T&G is owned by two brothers (Tony and Goodie) who have been in the business for over 30 years and started their trade in both mechanical and panel beating/painting. When I first spoke to Tony, he had just finished building his own custom Holden Torana which consisted of so much custom fabrication it required over 200?? hours to build the car.
Not only did this give me a chance to acknowledge how good their craftsmanship was, but it also opened my eyes to the vast differences between restorations that appear to be done well and ones that actually are. Or as Tony tells me: ” There’s plenty of mudguards out there… Shiny on the outside and S*#T underneath “.
In the end, these were the key reasons I went with T&G Unique Bodyworks:
- Brothers that have been in the industry for over thirty years with a wealth of knowledge in mechanical, panel beating and painting.

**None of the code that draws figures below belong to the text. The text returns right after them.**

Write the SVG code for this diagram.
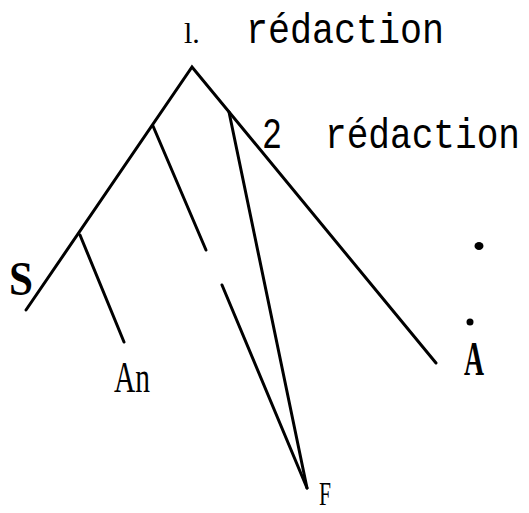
<svg xmlns="http://www.w3.org/2000/svg" width="529" height="513" viewBox="0 0 529 513">
<style>
.l{stroke:#000;stroke-width:3;fill:none;stroke-linecap:round}
.tw{font-family:"Liberation Mono","DejaVu Sans Mono",monospace;fill:#000}
.lb{font-family:"Liberation Serif",serif;fill:#000}
</style>
<rect width="529" height="513" fill="#fff"/>
<g id="connectors">
<polyline class="l" points="26,310 192,67 436,363"/>
<line class="l" x1="80" y1="235" x2="124" y2="342"/>
<line class="l" x1="153" y1="126" x2="206" y2="250"/>
<line class="l" x1="222" y1="285" x2="307" y2="488"/>
<line class="l" x1="229" y1="112" x2="307" y2="488"/>
</g>
<g id="title1"><text class="lb" x="184" y="43" font-size="30">l.</text><text class="tw" x="246" y="43" font-size="43" textLength="198" lengthAdjust="spacingAndGlyphs">rédaction</text></g>
<g id="title2"><text class="tw" x="262" y="148" font-size="44" textLength="20" lengthAdjust="spacingAndGlyphs">2</text><text class="tw" transform="translate(325,148) scale(1,1.16)" x="0" y="0" font-size="37" textLength="195" lengthAdjust="spacingAndGlyphs">rédaction</text></g>
<g id="S"><text class="lb" x="9" y="295" font-size="48" font-weight="bold" textLength="24" lengthAdjust="spacingAndGlyphs">S</text></g>
<g id="An"><text class="lb" x="114" y="392" font-size="45" textLength="36" lengthAdjust="spacingAndGlyphs">An</text></g>
<g id="F"><text class="lb" x="319" y="505" font-size="34" textLength="12" lengthAdjust="spacingAndGlyphs">F</text></g>
<g id="A"><circle cx="470" cy="322" r="3.5" fill="#000"/><text class="lb" x="464" y="375" font-size="48" font-weight="bold" textLength="20" lengthAdjust="spacingAndGlyphs">A</text></g>
<g id="dot"><ellipse cx="479" cy="246" rx="4.5" ry="4" fill="#000"/></g>
</svg>
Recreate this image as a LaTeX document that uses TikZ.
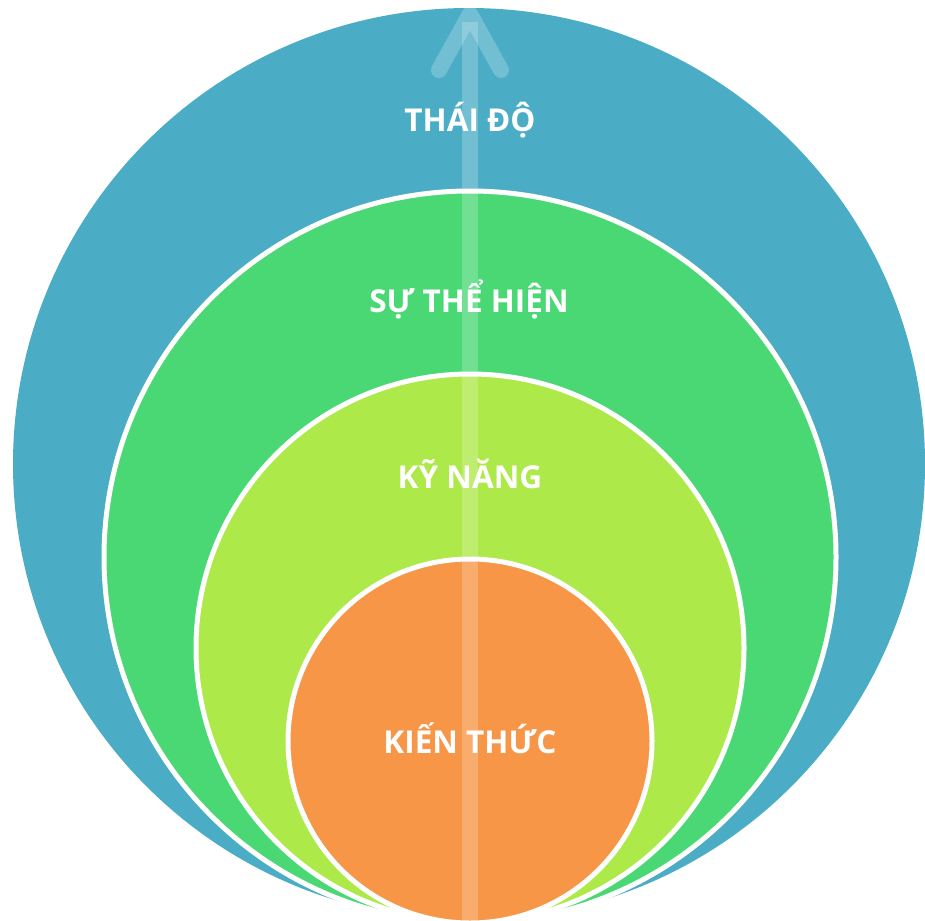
\documentclass[tikz,border=0pt]{standalone}
\usepackage{fontspec}
\setmainfont{Open Sans}
\definecolor{cblue}{RGB}{75,172,198}
\definecolor{cgreen}{RGB}{74,216,116}
\definecolor{clime}{RGB}{173,233,72}
\definecolor{corange}{RGB}{247,150,70}
\begin{document}
\begin{tikzpicture}[x=1pt,y=-1pt,
  ring/.style={draw=white,line width=5pt},
  lbl/.style={text=white,font=\bfseries\fontsize{31.5}{34}\selectfont,inner sep=0pt,anchor=base},
  arrowpart/.style={draw=white,draw opacity=0.22,line width=16pt}]
\useasboundingbox (0,0) rectangle (925,920);
\begin{scope}
\clip (0,0) rectangle (925,920);
\fill[cblue] (469,464) circle (456);
\filldraw[ring,fill=cgreen] (470,557) circle (366);
\filldraw[ring,fill=clime] (470,648) circle (274);
\filldraw[ring,fill=corange] (470,741) circle (182);
\coordinate (abot) at (470,925);
\coordinate (atip) at (470,14);
\coordinate (al) at (439,70);
\coordinate (ar) at (501,70);
\draw[arrowpart,line cap=butt] (abot) -- (470,22);
\draw[arrowpart,line cap=round,line join=round] (al) -- (atip) -- (ar);
\end{scope}
\node[lbl] (t1) at (470,132) {THÁI ĐỘ};
\node[lbl] (t2) at (469,312) {SỰ THỂ HIỆN};
\node[lbl] (t3) at (470,488) {KỸ NĂNG};
\node[lbl] (t4) at (470,753) {KIẾN THỨC};
\end{tikzpicture}
\end{document}
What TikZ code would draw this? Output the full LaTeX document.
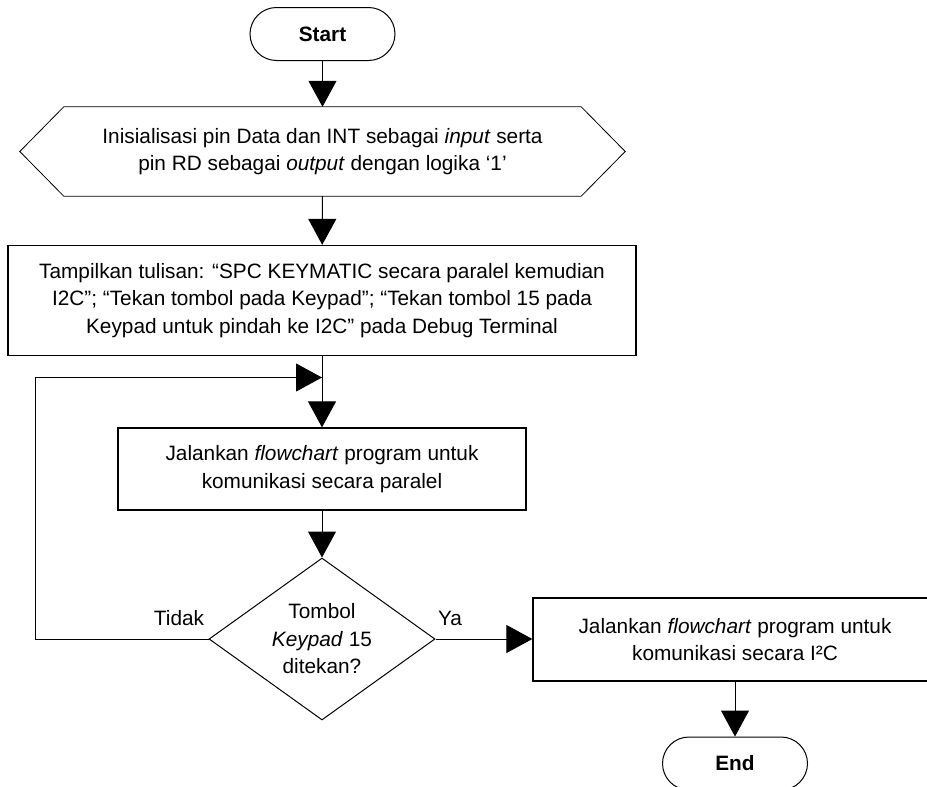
\documentclass[tikz,border=0pt]{standalone}
\usepackage{fontspec}
\setmainfont{Liberation Sans}
\usetikzlibrary{shapes.geometric,arrows.meta}
\begin{document}
\begin{tikzpicture}[x=1pt,y=-1pt,
  every node/.style={font=\fontsize{20.8}{27.5}\selectfont, align=center, inner sep=0pt},
  terminal/.style={draw, rectangle, rounded corners=26.5pt, minimum width=145pt,
    minimum height=53pt, line width=1pt, font=\fontsize{20.8}{27.5}\selectfont\bfseries},
  proc/.style={draw, rectangle, line width=1.3pt},
  decision/.style={draw, diamond, aspect=1.4, line width=1pt},
  flow/.style={line width=1pt, -{Triangle[length=26pt,width=28pt]}},
  link/.style={line width=1pt}
]
\useasboundingbox (0,0) rectangle (927,787);

% Terminals, steps and the decision
\node[terminal] (start) at (322.5,34) {Start};

\node[minimum width=605pt, minimum height=89pt] (init) at (322.5,151.5)
  {Inisialisasi pin Data dan INT sebagai \textit{input} serta\\
   pin RD sebagai \textit{output} dengan logika ‘1’};
\draw[line width=0.8pt] (init.west) -- ([xshift=44pt]init.north west)
  -- ([xshift=-44pt]init.north east) -- (init.east)
  -- ([xshift=-44pt]init.south east) -- ([xshift=44pt]init.south west) -- cycle;

\node[proc, minimum width=628pt, minimum height=110pt] (disp) at (322,300.5)
  {Tampilkan tulisan: “SPC KEYMATIC secara paralel kemudian\\
   I2C”; “Tekan tombol pada Keypad”; “Tekan tombol 15 pada\\
   Keypad untuk pindah ke I2C” pada Debug Terminal};

\node[proc, minimum width=408pt, minimum height=82pt] (par) at (322,469)
  {Jalankan \textit{flowchart} program untuk\\ komunikasi secara paralel};

\node[decision, minimum width=226pt, minimum height=162pt] (dec) at (322,639)
  {Tombol\\ \textit{Keypad} 15\\ ditekan?};

\node[proc, minimum width=404pt, minimum height=83pt] (i2c) at (735,639.5)
  {Jalankan \textit{flowchart} program untuk\\ komunikasi secara I²C};

\node[terminal] (fin) at (735,763.5) {End};

% Branch labels
\node (no) at (179,618) {Tidak};
\node (yes) at (450,618) {Ya};

% Connectors
\coordinate (merge) at (322,377.5);
\draw[flow] (start) -- (init);
\draw[flow] (init) -- (disp);
\draw[flow] (disp) -- (par);
\draw[flow] (par) -- (dec);
\draw[flow] (dec.west) -- (35,639) |- (merge);
\draw[flow] (dec.east) -- (dec.east -| i2c.west);
\draw[flow] (i2c.south -| fin.north) -- (fin.north);
\end{tikzpicture}
\end{document}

- Excellent word-of-mouth reputation.
- An immaculate workshop (A clean workshop is an excellent indicator of the quality of work).
- Work held to high standards.
- We agreed to a rate of $100 per hour, with all work being documented on a day-to-day basis.
With Tony’s Torana away getting its engine built, his old Rotisserie was there for the taking. So, after removing my subframes, fuel line, and various bits and pieces, we had the little German coupe mounted like a woollies chook. While my initial rust assessment wasn’t as bad as I thought, it only took Tony a few minutes to extinguish my embers of optimism. ” Rust… Rust… Look here, Justin… Rust “… Tony identified various places where rust would need to be cut out and even went as far as saying that the nose ” wasn’t worth fixing for the hours that would be required “. So, with that devastating synopsis, I began removing the wiring harness and any nick knacks from the body, and before I had to time to blink, the boys started surgery.
Major parts cut out:
- Front Nose
- Firewall Brace
- Spare wheel well
- Drivers side floor pan
With the body now resembling one of my old Hotwheels cars that had been left outside for a decade, it was time to make some big decisions on stripping the body back to bare metal.
Sandblast or Acid Dip?
There were only two sensible options: Sandblast or Acid Dip. Sandblasting was the more affordable option (roughly $1000 for the entire body), but when Tony had his Torana blasted, he said half his body got washed down the drain. As the 2002 looked fragile in places and delicate in others, I was reluctant to expose the little German to such an abrasive process that didn’t necessarily get into all the nooks and crannies.
So, I did a deep dive into the world of acid Dipping. Essentially, dipping the body in acid has a chemical reaction that releases paint compounds and neutralises surface rust. After a long soak (weeks at a time), you can then pressure wash the body. Once the body looks spick and span, it’s then dunked in a neutralising solution, which gives the body its best chance moving forward to prevent the cancerous rust from spreading.
As Sydney only had one vehicle dipping facility at the time I was looking, Redistrip in Blacktown was it. So, with a 6-month waitlist and a $4000 quote to work towards, I dropped off the body and began saving my pennies.